Boclair: Remember the not so well-behaved Titans

Sunday, July 11, 2010 at 10:45pm

This just in: Rome is not burning. The sky is not falling. No aliens have landed in nearby cornfields.

What has happened in recent weeks is that Vince Young got in a fight at a strip club, Chris Simms got caught driving while smoking (exactly what he was smoking has yet to be determined, legally speaking), and Derrick Morgan was cited for speeding.

These things all took place in the shadow of running back Chris Johnson and linebacker Stephen Tulloch publically skipping out on all offseason training activities.

It’s fair to say this has not been the best offseason the franchise has had since it relocated from Houston a little more than a decade ago. But to characterize it as by far the worst — as many have done — is not exactly accurate.

Legal troubles are nothing new to the Titans, and they started even before Pacman Jones was drafted. The same is true for contract issues. In fact, if you go back to the summer of 1997, when the moving trucks first rolled into town, both things were part of the cargo.

Defensive end Kendrick Burton, a fourth-round draft pick out of Alabama the previous year, missed the entire 1997 season because he was suspended by the league. Safety Blaine Bishop missed virtually all of training camp that year because he held out in pursuit of a new contract, which he ultimately got.

Now fast-forward several years. Is the current confluence of jurisprudence worse than the winter of 2005, when tackle Brad Hopkins and cornerback Samari Rolle both were arrested roughly a month apart, each on charges of domestic violence? Heck, the incident that led to Hopkins’ arrest happened in a car as he was driving — sort of a combination of Young’s and Morgan’s recent actions.

Defensive tackle Randy Starks continued the trend with an arrest for domestic violence in 2006 and was suspended by the team for one preseason game.

At the time (keep in mind, Pacman was drafted shortly after the arrests of Hopkins and Rolle), the prevailing sentiment was that an increasing criminal element on the roster was inversely proportional to the number of wins.

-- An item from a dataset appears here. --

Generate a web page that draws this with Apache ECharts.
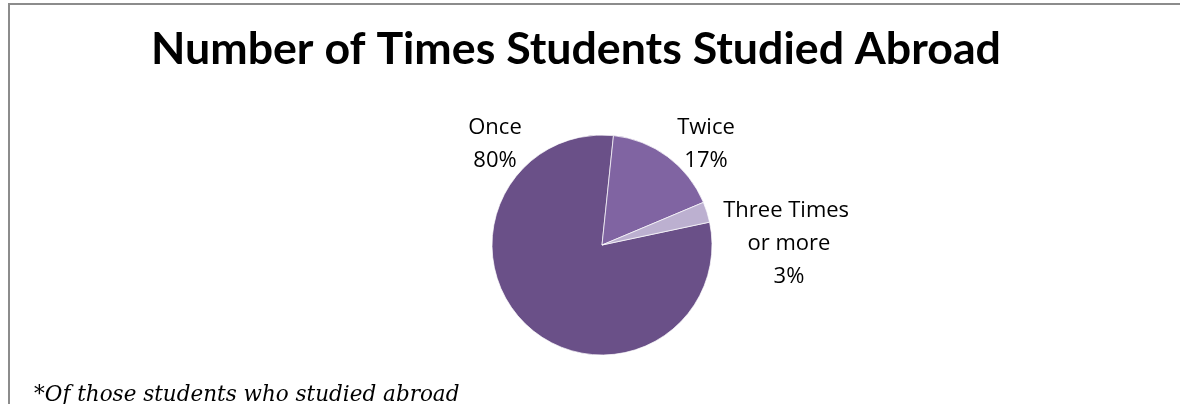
<!DOCTYPE html>
<html>
<head>
<meta charset="utf-8">
<title>Number of Times Students Studied Abroad</title>
<script src="https://cdn.jsdelivr.net/npm/echarts@6/dist/echarts.min.js"></script>
<style>
  html, body { margin: 0; padding: 0; background: #ffffff; }
  #chart { width: 1180px; height: 404px; }
</style>
</head>
<body>
<div id="chart"></div>
<script>
// Share of students by how many times they studied abroad
const categories = ['Once', 'Twice', 'Three Times or more'];
const shares = [80, 17, 3];
const sliceColors = ['#6a5088', '#8064a2', '#bcb0d0'];

const titleText = 'Number of Times Students Studied Abroad';
const footnoteMark = '*';
const footnoteText = 'Of those students who studied abroad';

const pieCenter = [602, 245];
const pieRadius = 110;

// label block centres, given as offsets from the pie centre
const labelOffsets = [[-107, -101], [104, -101], [187, -1]];

const chart = echarts.init(document.getElementById('chart'), null, { renderer: 'canvas' });

chart.setOption({
  backgroundColor: '#ffffff',
  animation: false,
  title: {
    text: titleText,
    left: 146,
    top: 22,
    textStyle: {
      fontFamily: 'Lato',
      fontWeight: 'bold',
      fontSize: 44.7,
      color: '#000000'
    }
  },
  graphic: [
    {
      type: 'rect',
      silent: true,
      shape: { x: 9, y: 4, width: 1400, height: 800 },
      style: { fill: 'none', stroke: '#8c8c8c', lineWidth: 2 }
    },
    {
      type: 'text',
      left: 34,
      top: 384,
      style: {
        text: '{m|' + footnoteMark + '}{t|' + footnoteText + '}',
        rich: {
          m: { fontFamily: 'DejaVu Serif', fontSize: 21.5, fill: '#000000' },
          t: { fontFamily: 'DejaVu Serif', fontStyle: 'italic', fontSize: 21.5, fill: '#000000' }
        }
      }
    }
  ],
  series: [
    {
      type: 'pie',
      center: pieCenter,
      radius: pieRadius,
      startAngle: 12,
      clockwise: true,
      avoidLabelOverlap: false,
      itemStyle: { borderColor: '#ffffff', borderWidth: 0.7 },
      label: {
        show: true,
        position: 'outside',
        fontFamily: 'Open Sans',
        fontSize: 22,
        lineHeight: 33,
        color: '#000000',
        align: 'center',
        formatter: '{b}\n{d}%'
      },
      labelLine: { show: false },
      labelLayout: function (params) {
        const off = labelOffsets[params.dataIndex];
        return {
          x: pieCenter[0] + off[0],
          y: pieCenter[1] + off[1],
          align: 'center',
          verticalAlign: 'middle'
        };
      },
      data: categories.map(function (name, i) {
        const item = { name: name, value: shares[i], itemStyle: { color: sliceColors[i] } };
        if (i === 2) {
          item.label = { width: 140, overflow: 'break' };
        }
        return item;
      })
    }
  ]
});
</script>
</body>
</html>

The Titans went a combined 17-31 from 2004 through 2006, which was the worst stretch of coach Jeff Fisher’s tenure.

The truth, though, is that even in the best of times, there has been bad.

Tennessee led the NFL in total defense and had a league-best 13-3 record in 2000 but spent that entire season without defensive tackle Josh Evans, who was suspended for violating the NFL’s drug policy. Starting cornerback Denard Walker missed the opener of that season because of a one-game league suspension tied to a domestic violence incident.

Evans’ first suspension for a drug violation came in 1999, the year the Titans went to the Super Bowl. He sat out four games during the regular season but was dominant in the playoffs.

“Things happen all over the league,” Fisher said near the end of the team’s offseason workouts. “The focus unfortunately goes on that. What completely offsets it is the improvement of your football team, the improvement of your young players and the anticipation of the start of the season.

… Despite the fact that there have been a few issues, by and large we have had a lot of good things happen here.”

Enough good things, in fact, that the bad ones tend to be forgotten, which is why this offseason might seem worse than it really is.